Part of my counseling was the arduous task of ripping out my entire foundation of living and starting over. Trust was dissected and observed. I was also taught that even trustworthy people will mess up. Sometimes it is how big is the mess up and how willing are they to work at rebuilding trust. I lost friends. I stopped contacting family members. I changed who I interacted with on a daily basis. I learned that just because I am around a person often doesn’t mean I should trust them.
I still make mistakes and give my trust to an untrustworthy person but I no longer blame myself for their behavior. That is a huge change.
Bene Brown has a great TED Talk on Vulnerability and that is a part of trusting. https://www.youtube.com/watch?v=iCvmsMzlF7o
I learned that I needed to be trustworthy.
I learned that I needed to trust myself.
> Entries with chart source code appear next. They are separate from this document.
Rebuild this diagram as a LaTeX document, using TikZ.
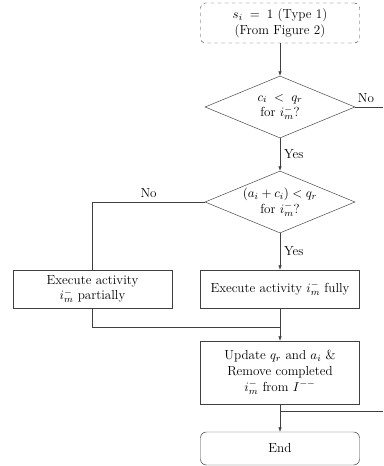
\documentclass[tikz,border=0pt]{standalone}
\usepackage{amsmath}
\usetikzlibrary{arrows.meta,shapes.geometric}
\tikzset{
    flow chart/.style = {>={Latex[length=1.3mm,width=1mm]}, x=0.3mm, y=-0.3mm,
                         every node/.style={font=\fontsize{11.2}{13.4}\selectfont}},
    line/.style       = {draw=black!75, thin},
    block/.style      = {draw=black!75, thin, fill=white, align=center,
                         minimum width=47.7mm, minimum height=11.4mm},
    startblock/.style = {block, dashed, rounded corners=4pt,
                         minimum height=12mm},
    endblock/.style   = {block, rounded corners=5pt, minimum height=9.9mm},
    decision/.style   = {diamond, draw=black!75, thin, align=center,
                         aspect=2.4, inner sep=0pt,
                         minimum width=45mm, minimum height=18.6mm},
    lbl/.style        = {}
}
\def\colmain{280}
\def\colleft{92.5}

\begin{document}
\begin{tikzpicture}[flow chart]
\useasboundingbox (0,0) rectangle (383,466);

% ================= Start and checks =================
\node[startblock] (start) at (\colmain,23)
    {$s_i \;=\; 1$ (Type 1)\\(From Figure 2)};
\node[decision] (fits) at (\colmain,107)
    {$c_i \;<\; q_r$\\for $i_m^-$?};
\node[decision] (fitsall) at (\colmain,202)
    {$(a_i + c_i) < q_r$\\for $i_m^-$?};

\draw[line,->] (start) -- (fits);
\draw[line,->] (fits) -- node[lbl, right] {Yes} (fitsall);

% exit to the right when the first check fails
\coordinate (noexit) at (383,107);
\draw[line] (fits.east) -- (noexit);
\node[lbl, anchor=south] at (366,107) {No};

% ================= Execution blocks =================
\node[block] (partial) at (\colleft,289)
    {Execute activity\\$i_m^-$ partially};
\node[block] (fully) at (\colmain,289)
    {Execute activity $i_m^-$ fully};

\draw[line,->] (fitsall) -- node[lbl, right] {Yes} (fully);
\draw[line] (fitsall.west) -- node[lbl, above] {No} (\colleft,202)
    -- (partial.north);

% ================= Update and end =================
\node[block, minimum height=18.9mm] (update) at (\colmain,372.5)
    {Update $q_r$ and $a_i$ \&\\Remove completed\\$i_m^-$ from $I^{--}$};
\node[endblock] (end) at (\colmain,448.5) {End};

\draw[line,->] (fully) -- (update);
\draw[line] (partial.south) |- (\colmain,327);
\draw[line,->] (update) -- (end);

% loop back to the right
\coordinate (loopexit) at (383,411);
\draw[line] (\colmain,411) -- (loopexit);

\end{tikzpicture}
\end{document}
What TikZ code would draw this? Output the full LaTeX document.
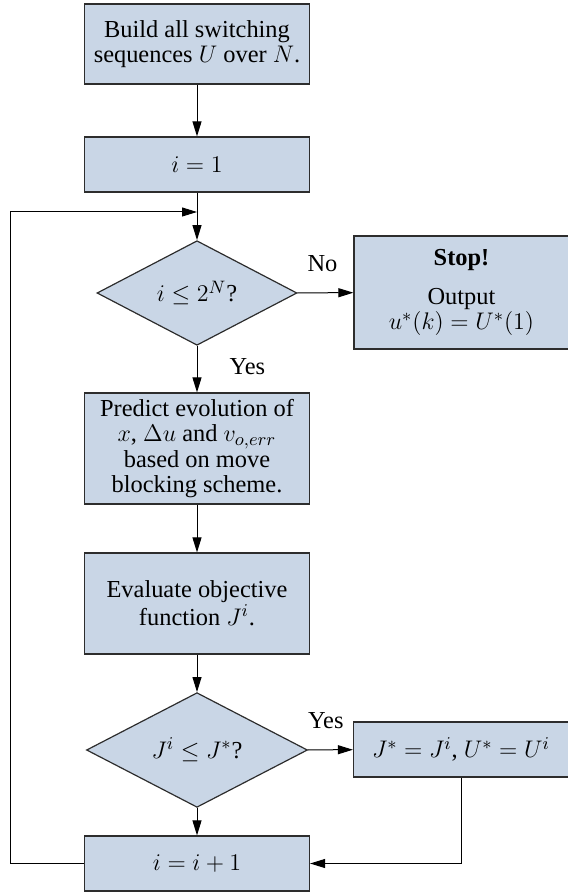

Years ago I was praying for the answer to this one and I came across an article on PTSD.org about taking martial arts. I blew it off with the thought that is for soldiers. Again I was prompted to try, I looked up a person that would teach me. I tried a few lessons and figured out fast the person wasn’t trustworthy. I decided to take karate with parks and recreation. WOW. My teacher is awesome. As I train my body to do more and more difficult moves I learned to trust my ability. I didn’t see this as the results of taking karate classes. I was allowed to make mistakes and improve. It was ok to fail but encouraged to try again and again. I took bigger and bigger risk. As I gained confidence in myself, my perspective of other people changed and I believe for the better.
Trust is one of those complex things that I could write for hours. This is just a small part. As I trust myself, I become a better judge of who I should trust.